À 67 ans, Paule Baillargeon s'offre un retour sur les planches. Du 23 avril au 4 mai prochains, elle se glissera dans les mots de la romancière féministe française Annie Ernaux au Théâtre La Chapelle, dans la pièce Empreintes mise en scène par Geneviève L. Blais.

Directrice artistique du Théâtre À corps perdus qu'elle a fondé en 2003, Geneviève L. Blais a un intérêt pour les liens entre le corps et son rapport au monde. Il n'est donc pas surprenant qu'elle se soit intéressée au sujet de l'avortement, le thème central de sa pièce Empreintes.

Basé sur la narration, le texte d'Empreintes provient de témoignages de femmes qui ont eu un avortement et que Geneviève L. Blais a rencontrées. À ces témoignages, s'est ajouté celui de la romancière française Annie Ernaux avec son oeuvre L'événement dans laquelle elle raconte l'avortement qu'elle a vécu dans sa jeunesse, et des éléments tirés du livre Expulsion, écrit par Hélène Delmotte et Luis de Miranda.

Donner voix à Annie Ernaux

Geneviève L. Blais a choisi Paule Baillargeon pour le «rôle» d'Annie Ernaux. «Je cherchais une artiste pour qui la question féminine a été importante et une interprète qui soit lumineuse, dit Geneviève L. Blais.
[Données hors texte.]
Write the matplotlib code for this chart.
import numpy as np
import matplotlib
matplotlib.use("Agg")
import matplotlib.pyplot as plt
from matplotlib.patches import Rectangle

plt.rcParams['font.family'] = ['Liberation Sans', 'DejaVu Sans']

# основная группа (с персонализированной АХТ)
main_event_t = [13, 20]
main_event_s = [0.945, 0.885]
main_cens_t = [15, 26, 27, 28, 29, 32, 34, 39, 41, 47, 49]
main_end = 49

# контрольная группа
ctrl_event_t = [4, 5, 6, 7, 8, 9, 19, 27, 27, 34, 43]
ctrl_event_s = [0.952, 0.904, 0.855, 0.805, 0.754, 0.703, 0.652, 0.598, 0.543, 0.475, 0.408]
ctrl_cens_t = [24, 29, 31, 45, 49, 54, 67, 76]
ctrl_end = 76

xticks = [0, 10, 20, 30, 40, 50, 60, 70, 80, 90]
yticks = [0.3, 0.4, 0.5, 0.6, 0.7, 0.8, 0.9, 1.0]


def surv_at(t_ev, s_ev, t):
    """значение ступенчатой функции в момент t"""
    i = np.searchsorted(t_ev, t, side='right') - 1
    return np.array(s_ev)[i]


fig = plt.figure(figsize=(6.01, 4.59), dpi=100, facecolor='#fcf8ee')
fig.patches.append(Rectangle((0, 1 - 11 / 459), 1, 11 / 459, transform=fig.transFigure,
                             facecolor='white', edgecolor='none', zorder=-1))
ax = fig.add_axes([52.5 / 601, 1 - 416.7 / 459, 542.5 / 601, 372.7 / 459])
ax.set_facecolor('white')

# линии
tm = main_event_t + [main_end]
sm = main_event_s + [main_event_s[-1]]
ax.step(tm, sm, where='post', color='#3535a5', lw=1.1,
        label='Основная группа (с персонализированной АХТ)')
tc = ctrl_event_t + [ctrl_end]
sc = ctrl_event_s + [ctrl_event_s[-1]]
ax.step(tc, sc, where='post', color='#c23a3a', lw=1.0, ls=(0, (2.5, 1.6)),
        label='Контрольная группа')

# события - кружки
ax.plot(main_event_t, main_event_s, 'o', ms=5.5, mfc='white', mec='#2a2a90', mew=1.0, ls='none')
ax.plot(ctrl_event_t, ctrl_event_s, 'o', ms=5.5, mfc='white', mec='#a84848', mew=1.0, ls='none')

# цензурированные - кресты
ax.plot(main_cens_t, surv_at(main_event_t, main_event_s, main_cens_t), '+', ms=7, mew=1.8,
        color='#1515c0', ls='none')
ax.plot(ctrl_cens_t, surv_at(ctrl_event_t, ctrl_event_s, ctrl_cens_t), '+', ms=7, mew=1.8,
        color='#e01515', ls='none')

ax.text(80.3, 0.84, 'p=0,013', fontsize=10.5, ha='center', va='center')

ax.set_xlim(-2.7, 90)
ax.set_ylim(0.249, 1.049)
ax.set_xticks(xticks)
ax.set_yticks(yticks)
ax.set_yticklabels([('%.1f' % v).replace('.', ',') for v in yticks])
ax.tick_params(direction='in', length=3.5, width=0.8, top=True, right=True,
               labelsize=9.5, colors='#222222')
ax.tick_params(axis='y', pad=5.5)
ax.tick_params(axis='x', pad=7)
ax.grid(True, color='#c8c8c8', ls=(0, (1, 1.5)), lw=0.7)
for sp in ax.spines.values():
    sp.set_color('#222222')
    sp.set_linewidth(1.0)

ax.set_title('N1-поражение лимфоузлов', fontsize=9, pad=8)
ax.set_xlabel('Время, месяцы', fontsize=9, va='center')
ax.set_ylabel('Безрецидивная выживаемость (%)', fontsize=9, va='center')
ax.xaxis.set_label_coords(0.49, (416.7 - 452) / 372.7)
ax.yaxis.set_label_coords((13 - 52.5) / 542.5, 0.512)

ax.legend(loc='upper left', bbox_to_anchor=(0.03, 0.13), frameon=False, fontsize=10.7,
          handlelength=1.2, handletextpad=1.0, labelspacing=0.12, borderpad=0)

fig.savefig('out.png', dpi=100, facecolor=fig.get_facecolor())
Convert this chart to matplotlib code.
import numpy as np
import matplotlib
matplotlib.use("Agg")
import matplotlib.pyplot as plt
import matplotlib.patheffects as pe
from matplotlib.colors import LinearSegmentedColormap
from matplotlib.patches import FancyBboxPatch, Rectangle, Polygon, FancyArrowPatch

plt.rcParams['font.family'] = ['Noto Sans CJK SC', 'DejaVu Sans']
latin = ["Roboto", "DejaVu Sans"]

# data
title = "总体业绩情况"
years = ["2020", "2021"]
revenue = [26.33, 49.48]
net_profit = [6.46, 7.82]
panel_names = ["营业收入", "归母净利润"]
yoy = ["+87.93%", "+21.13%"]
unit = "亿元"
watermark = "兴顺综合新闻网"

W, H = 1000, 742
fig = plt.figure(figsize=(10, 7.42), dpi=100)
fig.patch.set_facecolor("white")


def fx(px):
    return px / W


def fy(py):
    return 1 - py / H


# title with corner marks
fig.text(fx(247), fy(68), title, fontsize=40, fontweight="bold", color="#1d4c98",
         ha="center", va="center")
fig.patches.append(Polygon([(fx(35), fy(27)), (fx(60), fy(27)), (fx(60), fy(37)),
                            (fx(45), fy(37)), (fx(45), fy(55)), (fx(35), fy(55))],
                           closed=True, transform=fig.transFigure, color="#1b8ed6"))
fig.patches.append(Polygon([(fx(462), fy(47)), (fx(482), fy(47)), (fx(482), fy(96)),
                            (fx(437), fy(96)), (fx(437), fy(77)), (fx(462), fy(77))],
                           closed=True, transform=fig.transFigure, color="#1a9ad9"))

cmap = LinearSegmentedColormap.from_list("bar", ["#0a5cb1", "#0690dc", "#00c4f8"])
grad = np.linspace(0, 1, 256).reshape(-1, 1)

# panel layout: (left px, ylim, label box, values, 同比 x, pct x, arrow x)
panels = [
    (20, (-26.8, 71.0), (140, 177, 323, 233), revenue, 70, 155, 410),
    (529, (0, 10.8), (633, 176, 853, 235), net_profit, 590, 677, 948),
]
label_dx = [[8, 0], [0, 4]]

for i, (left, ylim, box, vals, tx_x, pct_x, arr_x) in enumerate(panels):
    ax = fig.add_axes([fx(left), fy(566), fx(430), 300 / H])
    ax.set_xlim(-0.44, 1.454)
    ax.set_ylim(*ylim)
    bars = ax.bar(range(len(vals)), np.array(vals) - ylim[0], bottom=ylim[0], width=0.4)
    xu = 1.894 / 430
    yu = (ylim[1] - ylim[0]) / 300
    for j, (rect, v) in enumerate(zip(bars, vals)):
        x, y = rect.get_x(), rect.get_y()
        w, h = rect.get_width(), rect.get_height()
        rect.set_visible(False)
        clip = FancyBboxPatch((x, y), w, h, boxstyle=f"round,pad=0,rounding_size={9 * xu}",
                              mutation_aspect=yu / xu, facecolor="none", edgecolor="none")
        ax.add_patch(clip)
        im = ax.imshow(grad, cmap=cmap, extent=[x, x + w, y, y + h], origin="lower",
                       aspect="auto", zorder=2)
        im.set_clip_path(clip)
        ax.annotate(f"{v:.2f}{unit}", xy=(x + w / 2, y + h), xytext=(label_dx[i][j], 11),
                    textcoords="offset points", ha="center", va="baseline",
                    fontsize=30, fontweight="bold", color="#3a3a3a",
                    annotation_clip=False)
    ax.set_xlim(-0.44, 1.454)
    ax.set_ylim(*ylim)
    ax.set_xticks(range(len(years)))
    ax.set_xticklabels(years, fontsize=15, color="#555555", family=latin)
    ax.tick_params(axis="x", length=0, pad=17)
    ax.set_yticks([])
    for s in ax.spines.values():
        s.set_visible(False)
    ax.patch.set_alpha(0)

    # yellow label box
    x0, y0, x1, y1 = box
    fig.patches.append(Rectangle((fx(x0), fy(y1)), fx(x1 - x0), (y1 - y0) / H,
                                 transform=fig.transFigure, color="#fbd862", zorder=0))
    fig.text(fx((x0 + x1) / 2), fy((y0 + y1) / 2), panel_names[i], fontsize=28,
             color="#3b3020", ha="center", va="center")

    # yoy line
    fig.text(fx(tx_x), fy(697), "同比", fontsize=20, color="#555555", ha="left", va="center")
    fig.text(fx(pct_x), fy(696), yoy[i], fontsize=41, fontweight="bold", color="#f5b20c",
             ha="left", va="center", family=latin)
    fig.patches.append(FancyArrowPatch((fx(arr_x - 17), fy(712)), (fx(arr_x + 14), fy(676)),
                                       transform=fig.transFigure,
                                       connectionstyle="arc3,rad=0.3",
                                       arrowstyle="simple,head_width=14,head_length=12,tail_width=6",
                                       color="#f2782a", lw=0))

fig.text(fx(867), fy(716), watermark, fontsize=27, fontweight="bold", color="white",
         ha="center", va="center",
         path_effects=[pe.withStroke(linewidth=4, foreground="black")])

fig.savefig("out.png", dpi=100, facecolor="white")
Paule Baillargeon dégage une lumière et une grande humanité et pour porter les mots souvent très durs d'Annie Ernaux, cela prenait quelqu'un de très humain. L'histoire de Paule Baillargeon a aussi beaucoup joué. Sa sensibilité et le niveau esthétique aussi.»

Paule Baillargeon est très heureuse de participer à cette expérience théâtrale. «C'est très surprenant pour moi que des jeunes traitent un sujet comme l'avortement, dit-elle. Ce qu'Annie Ernaux écrit est très dense et très fort. J'ai beaucoup d'admiration pour elle. Elle a connu les broches à tricoter. Ce n'est pas rigolo mais c'est un beau projet.»

Annie Ernaux a accepté que son témoignage fasse partie d'Empreintes à condition que ce soit ses mots à elle. «Il faut que ce soit tel quel, pas une virgule de changée, dit Paule Baillargeon. Moi, j'ai accepté beaucoup pour ça. Pour dire Annie Ernaux. Car ça m'intéresse. Et je suis touchée qu'une jeune femme, Geneviève L. Blais, me l'ai proposé.»

L'écriture d'Empreintes a débuté il y a plusieurs années. «C'a été une longue démarche, assez complexe, dit Geneviève L. Blais. J'étais très attachée aux rencontres que j'ai eues, alors au départ, je ne prenais pas certaines libertés, mais il fallait que j'en arrive à une matière plus malléable pour pouvoir travailler tout en gardant l'essence de ces rencontres. J'ai été aidée par Catherine Léger dans le travail d'écriture.»

La pièce ne sera pas qu'une déclamation de témoignages. Geneviève L. Blais a soigné l'approche scénique et a fait appel à un sculpteur, Jean Briand, pour la scénographie. «Dans cette approche d'un théâtre qui joue un peu à la frontière entre la réalité et la fiction, souvent il y a une approche plus réaliste et donc pour moi, c'est un choc super important entre une parole qui vient du réel et une autre beaucoup plus poétique, plus dans l'impression et dans les sensations.»

Mise à part Paule Baillargeon, six autres comédiennes feront partie de la pièce produite par le Théâtre À corps perdus: Kathleen Aubert, Isabelle Guérard, Nico Lagarde, Maude Laurendeau, Victoria Diamond et Estelle Richard.